The Department of Defense reversed its guidance on the Military Lending Act last month, removing a complex process that had been a barrier for automotive dealers to sell guaranteed asset protection, or GAP, to military members and covered relatives. Yet some confusion remains as the auto finance industry catches up with the latest interpretation.
Uncertainty over how to sell F&I products without running afoul of the law had previously blocked military members from buying GAP from dealerships, which could save them from owing thousands of dollars if their vehicle is totaled. Some auto lenders refused to work with the military in the years following the Defense Department's interpretation, and according to F&I managers and trainers, many still haven't caught up with the program.
F&I managers should stay on top of which lenders are now ready to fund GAP contracts, finance experts say, and be cognizant that while the Pentagon's view on GAP has changed, other stipulations of the Military Lending Act remain in force.
Ritch Wheeler, a vice president at F&I product and training company American Financial & Automotive Services Inc., said lenders were hesitant to fund GAP deals — which could still be sold under the MLA — because of the complicated process required. F&I managers and directors had to fill out documentation on a paid website to prove GAP was sold in compliance with the rule. Even then, Wheeler said, not all lenders wanted to assume the risk that the GAP sale had been vetted properly and rejected deals that included GAP waivers.
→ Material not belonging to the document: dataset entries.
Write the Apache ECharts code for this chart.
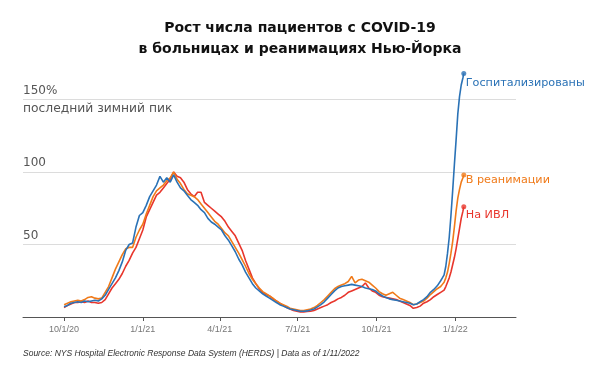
<!DOCTYPE html>
<html>
<head>
<meta charset="utf-8">
<script src="https://cdn.jsdelivr.net/npm/echarts@6/dist/echarts.min.js"></script>
<style>
html,body{margin:0;padding:0;background:#fff;}
#chart{width:600px;height:373px;}
</style>
</head>
<body>
<div id="chart"></div>
<script>
// Days since 10/1/2020
const days = [
  0,4,8,12,16,20,24,28,32,36,
  40,44,48,52,56,60,64,68,72,76,
  80,84,88,92,96,100,104,108,112,116,
  120,124,128,132,136,140,144,148,152,156,
  160,164,168,172,176,180,184,188,192,196,
  200,204,208,212,216,220,224,228,232,236,
  240,244,248,252,256,260,264,268,272,276,
  280,284,288,292,296,300,304,308,312,316,
  320,324,328,332,336,340,344,348,352,356,
  360,364,368,372,376,380,384,388,392,396,
  400,404,408,412,416,420,424,428,432,436,
  440,442,444,446,448,450,452,454,456,458,
  460,462,464,466,467
];
// % of last winter peak
const hospitalized = [
  7,8,9.5,10,10.5,10,11,10.5,11,11.5,
  11,12.5,15,19,23,27,32,38,46,50,
  51,62,70,72,77,83,87,91,97,93,
  96,93,98,93,89,87,84,81,79,77,
  74,72,68,65.5,64,62,60,56,53,49,
  45,40,36,31,27,23,20,18,16,14.5,
  13,11.5,10,8.5,7.5,6.5,5.5,5,4.5,4,
  4,4.2,4.8,5.5,7,8.5,10.5,13,15.5,18,
  20,21,21.5,22,22.5,22,21.5,21,20,19.5,
  19,18,16,14.5,13.5,12.5,12,11.5,11,10.5,
  10,9.5,8.5,9,10.5,12,14,17,19,21.5,
  25,27,29,35,44,55,70,87,105,122,
  140,152,160,165,168
];
const icu = [
  8.5,9.5,10.5,11,11.5,11,12,13.5,14,13,
  12.5,13,17,21,27,33,38,43,47,48,
  48,55,60,64,71,77,83,87,89,91,
  94,96,100,95,92,88,85,84,83,81,
  78,75,72,69,66,64,61,58,56,52,
  48,44,39.5,35,30,26,23,20,17.5,16,
  14.5,13,11,9.5,8.5,7.5,6,5.5,5,4.5,
  4.5,5,5.5,6.5,8,10,12,14.5,17,19.5,
  21,22,23,24.5,28,23.5,25.5,26,25,24,
  22,20,17.5,16,15,16,17,15,13,12,
  11,10,8.5,9,10,11,13,15.5,17.5,19.5,
  21,22.5,24,27,31,37,44,52,62,73,
  82,88,93,96,98
];
const ventilator = [
  6.5,8,9,10,10,10.5,10,11,10,10,
  9.5,10,12,16,20,23,26,30,35,39,
  44,48,54,60,69,74,79,84,86,89,
  92,95,100,97,96,93,88,85,83,86,
  86,79,77,75,73,71,69,66,62,59,
  56,51,46,39,33,27,23,19.5,17,15.5,
  14.5,12.5,11,9.5,8,6.5,5.5,4.5,4,3.5,
  3.5,3.8,4,4.5,5.5,6.5,7.5,8.5,10,11,
  12.5,13.5,15,17,18,19,20,21,23.5,20,
  18,17,15,14,13.5,13,12.5,12,11,10,
  9,8,6,6.5,7.5,9.5,10.5,12,14,15.5,
  17,18,18.5,21,24,27,31,36,41,47,
  54,61,68,73,76
];
const seriesNames = ['Госпитализированы', 'В реанимации', 'На ИВЛ'];
const xTickDays = [0, 92, 182, 273, 365, 457];
const xTickLabels = ['10/1/20', '1/1/21', '4/1/21', '7/1/21', '10/1/21', '1/1/22'];
const yTicks = [50, 100, 150];
const yTickLabels = ['50', '100', '150%'];

const colors = ['#2a72b6', '#f07a19', '#e8362c'];
const pairs = arr => days.map((d, i) => [d, arr[i]]);
const lastPair = arr => [[days[days.length - 1], arr[arr.length - 1]]];

const chart = echarts.init(document.getElementById('chart'), null, {renderer: 'canvas'});
const labelOffsets = [[0, 10], [0, 5], [0, 8]];
const allData = [hospitalized, icu, ventilator];
const order = [2, 1, 0];
const series = [];
order.forEach(i => {
  series.push({
    type: 'line',
    name: seriesNames[i],
    data: pairs(allData[i]),
    showSymbol: false,
    symbol: 'none',
    clip: false,
    lineStyle: {color: colors[i], width: 1.6},
    itemStyle: {color: colors[i]},
    endLabel: {
      show: true,
      formatter: seriesNames[i],
      color: colors[i],
      fontFamily: 'DejaVu Sans',
      fontSize: 11.2,
      distance: 2,
      offset: labelOffsets[i]
    },
    z: 2
  });
});
order.forEach(i => {
  series.push({
    type: 'scatter',
    data: lastPair(allData[i]),
    symbol: 'circle',
    symbolSize: 5,
    clip: false,
    itemStyle: {color: colors[i]},
    z: 3
  });
});

chart.setOption({
  animation: false,
  backgroundColor: '#fff',
  title: {
    text: 'Рост числа пациентов с COVID-19\nв больницах и реанимациях Нью-Йорка',
    left: 'center',
    top: 13,
    textStyle: {
      fontFamily: 'DejaVu Sans',
      fontWeight: 'bold',
      fontSize: 14,
      lineHeight: 21,
      color: '#111'
    }
  },
  grid: {left: 23, right: 84, top: 99.5, bottom: 56, containLabel: false},
  xAxis: {
    type: 'value',
    min: -48,
    max: 528,
    splitLine: {show: false},
    axisLine: {show: true, lineStyle: {color: '#555', width: 1}},
    axisTick: {show: true, customValues: xTickDays, length: 4, lineStyle: {color: '#555'}},
    axisLabel: {
      customValues: xTickDays,
      formatter: v => { const k = xTickDays.indexOf(v); return k >= 0 ? xTickLabels[k] : ''; },
      fontFamily: 'Liberation Sans',
      fontSize: 9,
      color: '#777',
      margin: 8
    }
  },
  yAxis: {
    type: 'value',
    min: 0,
    max: 150,
    interval: 50,
    axisLine: {show: false},
    axisTick: {show: false},
    splitLine: {lineStyle: {color: '#dcdcdc', width: 1}},
    axisLabel: {
      inside: true,
      margin: 0,
      verticalAlign: 'bottom',
      padding: [0, 0, 3, 0],
      formatter: v => { const k = yTicks.indexOf(v); return k >= 0 ? yTickLabels[k] : ''; },
      fontFamily: 'DejaVu Sans',
      fontSize: 12,
      color: '#555'
    }
  },
  graphic: [
    {
      type: 'text',
      left: 23,
      top: 103,
      style: {
        text: 'последний зимний пик',
        fill: '#555',
        font: '12.3px "DejaVu Sans"'
      }
    },
    {
      type: 'text',
      left: 23,
      top: 349,
      style: {
        text: 'Source: NYS Hospital Electronic Response Data System (HERDS) | Data as of 1/11/2022',
        fill: '#333',
        font: 'italic 8.5px "Liberation Sans"'
      }
    }
  ],
  series: series
});
</script>
</body>
</html>
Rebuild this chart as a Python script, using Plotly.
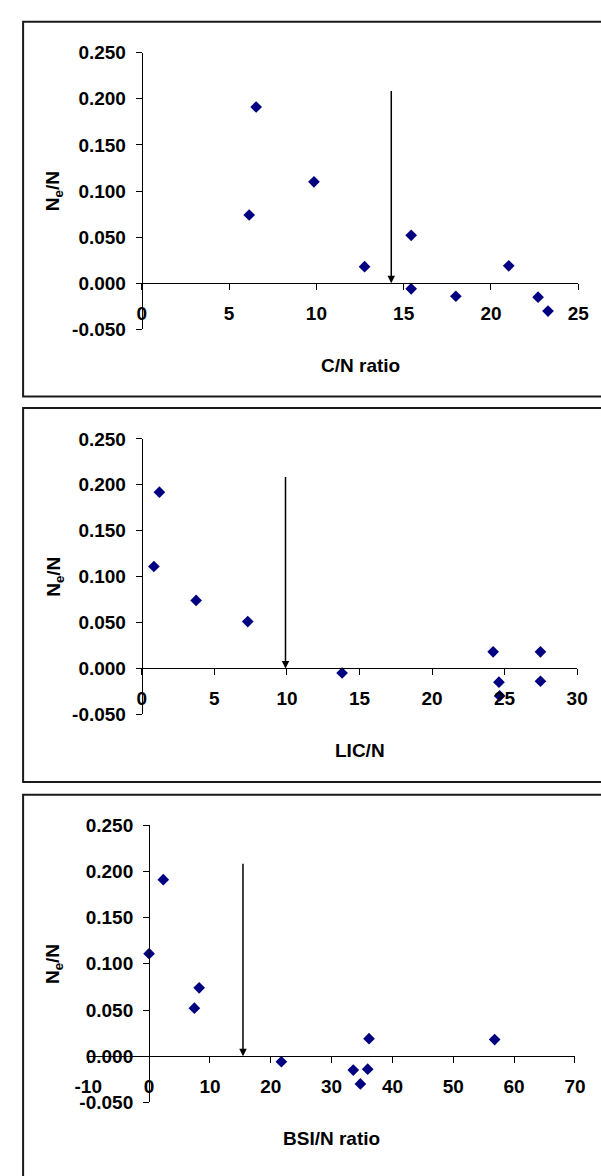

Justin Gasman, financial service director at McCaddon Cadillac-Buick-GMC in Boulder, Colo., said that after the Pentagon's latest ruling his stores' attorney advised him to contact all of the lenders he works with to ensure they will fund deals with GAP. Gasman said almost all the lenders he works with have signed off on funding GAP contracts.
In addition to the lender confusion, there's been some misinformation online that MLA itself has been overturned.
"The MLA didn't go away. There's still other factors we need to be aware of," Wheeler said. "The only thing that changed was the Defense Department interpretation of how GAP fits into the MLA."
While many still need to catch up their processes, for dealers nationwide — especially those that operate near a military base — the change has been a huge weight off their shoulders.
"We have an Air Force base in our county and it has been less than comfortable explaining why airmen can't be offered GAP on their purchases," said Marv Eleazer, F&I manager at Langdale Ford in Valdosta, Ga.
Employees at his store are all breathing a sigh of relief, he said, and will no longer cringe every time they pull a credit report and see an affirmative MLA Covered Borrower status.
Though complications remain, dealers are relieved the rule pertaining to GAP sales has been reconsidered. Still, F&I managers must comply with the remainder of the MLA and work with their lenders to make sure everyone is on the same page.